Clone this repository, either with git (git clone https://github.com/wetneb/openrefine-wikibase) or by downloading the repository from Github as an archive
It is recommended to set up a virtualenv to isolate the dependencies of the software from the other python packages installed on your computer. On a UNIX system, python3 -m venv .venv and source .venv/bin/activate will do. On a Windows system, python.exe -m venv venvname followed by venvnameScriptsactivate should work.
Install Python3 development packages (libpython3-dev on Debian based systems)
Install the Python dependencies with pip install -r requirements.txt
Copy the configuration file provided: cp config_wikidata.py config.py (copy config_wikidata.py config.py on Windows)
Edit the configuration file config.py so that redis_client contains the correct settings to access your redis instance. The default parameters should be fine if you are running redis locally on the default port.
Finally, run the instance with python app.py (for development purposes). The service will be available at http://localhost:8000/en/api.
On Debian-based systems, it looks as follows:
sudo apt install git redis-server python3 virtualenv libpython3-dev
git clone https://github.com/wetneb/openrefine-wikibase
cd openrefine-wikibase
python3 -m venv .venv
source .venv/bin/activate
pip install -r requirements.txt
Deploying in production
To run this service in production, we recommend using gunicorn in conjunction with uvicorn. Those packages can be installed in the same virtual environment as the code, with pip install gunicorn uvicorn.
The web service can then be run with gunicorn app:app -b localhost:8080 –workers 4 –worker-class uvicorn.workers.UvicornWorker.
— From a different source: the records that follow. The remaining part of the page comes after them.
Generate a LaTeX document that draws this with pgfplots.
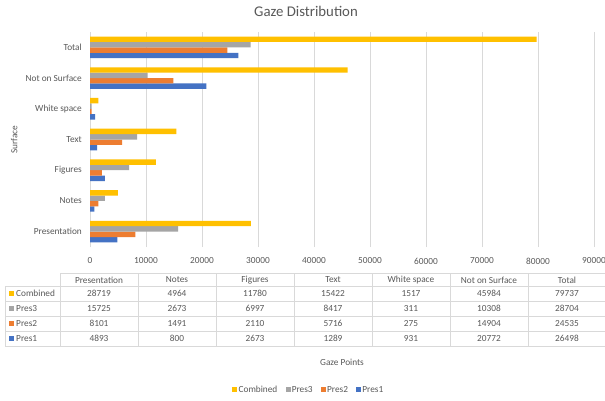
\documentclass[border=0pt]{standalone}
\usepackage{fontspec}
\setmainfont{Carlito}
\usepackage{pgfplots}
\pgfplotsset{compat=1.18}
\definecolor{txt}{HTML}{595959}
\definecolor{gridc}{HTML}{D9D9D9}
\definecolor{colComb}{HTML}{FFC000}
\definecolor{colP3}{HTML}{A5A5A5}
\definecolor{colP2}{HTML}{ED7D31}
\definecolor{colP1}{HTML}{4472C4}

\begin{document}
\begin{tikzpicture}[x=1bp,y=1bp]
\useasboundingbox (0,0) rectangle (605,400);
\fill[white] (0,0) rectangle (605,400);

\begin{axis}[
    at={(90bp,153bp)}, anchor=south west,
    scale only axis,
    width=504bp, height=215bp,
    xbar=0pt, bar width=5.4bp,
    xmin=0, xmax=90000,
    ymin=-0.5, ymax=6.5,
    xtick distance=10000,
    scaled x ticks=false,
    /pgf/number format/1000 sep={},
    /pgf/number format/assume math mode=true,
    ytick={0,...,6},
    yticklabels={Presentation,Notes,Figures,Text,White space,Not on Surface,Total},
    major tick length=0pt,
    xmajorgrids=true,
    grid style={gridc, line width=0.75bp},
    axis y line*=left,
    axis x line*=bottom,
    x axis line style={draw=none},
    y axis line style={gridc, line width=0.75bp, -},
    tick label style={font=\fontsize{9.3bp}{11bp}\selectfont, text=txt},
    xticklabel style={anchor=center, yshift=-14bp},
    yticklabel style={anchor=east, inner sep=0pt, xshift=-8bp},
    xlabel={Gaze Points},
    xlabel style={at={(axis description cs:0.5,-0.535)}, anchor=center,
                  font=\fontsize{9.3bp}{11bp}\selectfont, text=txt},
    ylabel={Surface},
    ylabel style={at={(axis description cs:-0.1505,0.5)}, anchor=center,
                  font=\fontsize{9.3bp}{11bp}\selectfont, text=txt},
    reverse legend,
    legend columns=-1,
    legend style={at={(axis description cs:0.4335,-0.665)}, anchor=center,
                  draw=none, fill=none,
                  font=\fontsize{9.3bp}{11bp}\selectfont, text=txt,
                  nodes={inner sep=1.2bp},
                  column sep=0pt},
    legend image code/.code={
        \fill[#1,draw=none] (0bp,-2.5bp) rectangle (5bp,2.5bp);},
]
\addplot[fill=colP1, draw=none] coordinates {
    (4893,0) (800,1) (2673,2) (1289,3) (931,4) (20772,5) (26498,6)};
\addplot[fill=colP2, draw=none] coordinates {
    (8101,0) (1491,1) (2110,2) (5716,3) (275,4) (14904,5) (24535,6)};
\addplot[fill=colP3, draw=none] coordinates {
    (15725,0) (2673,1) (6997,2) (8417,3) (311,4) (10308,5) (28704,6)};
\addplot[fill=colComb, draw=none] coordinates {
    (28719,0) (4964,1) (11780,2) (15422,3) (1517,4) (45984,5) (79737,6)};
\legend{Pres1,Pres2\rule{7bp}{0bp},Pres3\rule{7bp}{0bp},Combined\rule{7bp}{0bp}}
\end{axis}

% title
\node[text=txt, font=\fontsize{14.8bp}{17bp}\selectfont] at (306,389) {Gaze Distribution};

% data table
\begin{scope}[gridc, line width=0.75bp]
\draw (60,126.5) -- (605,126.5);
\foreach \y in {114,99,84,69,54} \draw (5,\y) -- (605,\y);
\draw (5,54) -- (5,114);
\foreach \x in {60,138,216,294,372,450,528} \draw (\x,54) -- (\x,126.5);
\end{scope}

\begin{scope}[every node/.style={text=txt, font=\fontsize{9.3bp}{11bp}\selectfont, inner sep=0pt}]
\foreach \x/\t in {99/Presentation,177/Notes,255/Figures,333/Text,411/White space,489/Not on Surface,567/Total}
    \node at (\x,120) {\t};
\foreach \y/\c/\t in {106.5/colComb/Combined,91.5/colP3/Pres3,76.5/colP2/Pres2,61.5/colP1/Pres1} {
    \fill[\c] (8.5,\y-2.5) rectangle (13.5,\y+2.5);
    \node[anchor=west] at (16,\y) {\t};
}
\foreach \x/\v in {99/28719,177/4964,255/11780,333/15422,411/1517,489/45984,567/79737}
    \node at (\x,106.5) {\v};
\foreach \x/\v in {99/15725,177/2673,255/6997,333/8417,411/311,489/10308,567/28704}
    \node at (\x,91.5) {\v};
\foreach \x/\v in {99/8101,177/1491,255/2110,333/5716,411/275,489/14904,567/24535}
    \node at (\x,76.5) {\v};
\foreach \x/\v in {99/4893,177/800,255/2673,333/1289,411/931,489/20772,567/26498}
    \node at (\x,61.5) {\v};
\end{scope}
\end{tikzpicture}
\end{document}
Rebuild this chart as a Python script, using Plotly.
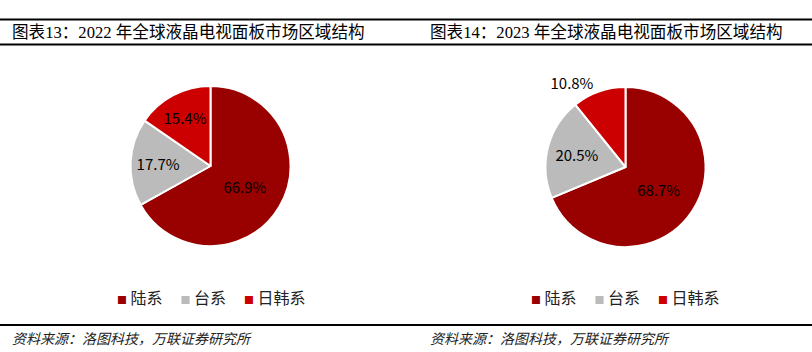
import plotly.graph_objects as go

# ---- data ----
labels = ["陆系", "台系", "日韩系"]
share_2022 = [66.9, 17.7, 15.4]
share_2023 = [68.7, 20.5, 10.8]
colors = ["#990000", "#BBBBBB", "#CC0000"]
titles = ["图表13：2022 年全球液晶电视面板市场区域结构",
          "图表14：2023 年全球液晶电视面板市场区域结构"]
source = "资料来源：洛图科技，万联证券研究所"

W, H = 812, 352
label_font = dict(family="Noto Sans CJK SC", size=15, color="#000000")

fig = go.Figure()

fig.add_trace(go.Pie(
    labels=labels, values=share_2022, sort=False, direction="clockwise", rotation=0,
    marker=dict(colors=colors, line=dict(color="white", width=2)),
    text=[f"{v:.1f}%" for v in share_2022], textinfo="text",
    textposition="inside", insidetextorientation="horizontal",
    textfont=label_font, insidetextfont=label_font,
    domain=dict(x=[130.5 / W, 290.5 / W], y=[1 - 246 / H, 1 - 86 / H]),
    showlegend=False, hoverinfo="label+percent",
))

fig.add_trace(go.Pie(
    labels=labels, values=share_2023, sort=False, direction="clockwise", rotation=0,
    marker=dict(colors=colors, line=dict(color="white", width=2)),
    text=[f"{v:.1f}%" for v in share_2023], textinfo="text",
    textposition=["inside", "inside", "outside"], insidetextorientation="horizontal",
    textfont=label_font, insidetextfont=label_font, outsidetextfont=label_font,
    domain=dict(x=[545.5 / W, 705.5 / W], y=[1 - 247 / H, 1 - 87 / H]),
    showlegend=False, hoverinfo="label+percent",
))

# rules (title bars and footer line)
for yy in [19.5, 44.5, 325]:
    fig.add_shape(type="line", xref="paper", yref="paper",
                  x0=0, x1=1, y0=1 - yy / H, y1=1 - yy / H,
                  line=dict(color="#000000", width=2))

annotations = []
title_font = dict(family="Liberation Serif, Noto Sans CJK SC", size=16.6, color="#000000")
for t, x0 in zip(titles, [10, 428]):
    annotations.append(dict(text=t, x=x0 / W, y=1 - 32.5 / H, xref="paper", yref="paper",
                            xanchor="left", yanchor="middle", showarrow=False, font=title_font))

foot_font = dict(family="Noto Sans CJK SC", size=14, color="#222222")
for x0 in [10, 428]:
    annotations.append(dict(text=f"<i>{source}</i>", x=x0 / W, y=1 - 338 / H,
                            xref="paper", yref="paper", xanchor="left", yanchor="middle",
                            showarrow=False, font=foot_font))

gap = "&nbsp;" * 5
legend_text = gap.join(
    f"<span style='color:{c};font-size:10px'>■</span>&nbsp;{lab}" for lab, c in zip(labels, colors))
leg_font = dict(family="Noto Sans CJK SC", size=16, color="#222222")
for cx in [211.5, 625.5]:
    annotations.append(dict(text=legend_text, x=cx / W, y=1 - 297 / H, xref="paper", yref="paper",
                            xanchor="center", yanchor="middle", showarrow=False, font=leg_font))

fig.update_layout(
    width=W, height=H, margin=dict(l=0, r=0, t=0, b=0),
    paper_bgcolor="white", plot_bgcolor="white",
    annotations=annotations, showlegend=False,
)

fig.write_html("out.html")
Since this process needs to keep running, you should deploy it appropriately, for instance in a Kubernetes pod or as a systemd service. Here is an example systemd service configuration file, stored in /etc/systemd/system/wdrecon.service:
[Unit]
Description=Wikidata reconciliation service
After=network.target
[Service]
Type=simple
User=wdrecon
Group=wdrecon
Restart=always
EnvironmentFile=-/etc/default/wdrecon
WorkingDirectory=/home/wdrecon/openrefine-wikibase/
ExecStart=/bin/sh -c '${WDRECON_GUNICORN_BIN} app:app -b localhost:8080 --workers ${WDRECON_WORKERS} --worker-class uvicorn.workers.UvicornWorker'
[Install]
WantedBy=multi-user.target
This is accompanied by the following environment file, stored at /etc/default/wdrecon:
WDRECON_GUNICORN_BIN="/home/wdrecon/venv/bin/gunicorn"
WDRECON_WORKERS="4"
For the Wikidata service, we run multiple instances of such a gunicorn server, gathered together behind an Apache load balancer.
Tips about Redis configuration
If you are in a position to configure the Redis instance you are using, then you can do the following:
Disable snapshots of the Redis instance to disk, because this software only uses Redis as a cache which can be completely lost. This can be done by commenting out all the save lines in redis.conf;
Set a maximum memory limit of your liking, together with an eviction policy (such as LRU), so that the redis instance does not eat up more memory than reasonable on your server. This can be done in redis.conf by adding directives such as maxmemory 3gb and maxmemory-policy volatile-lru.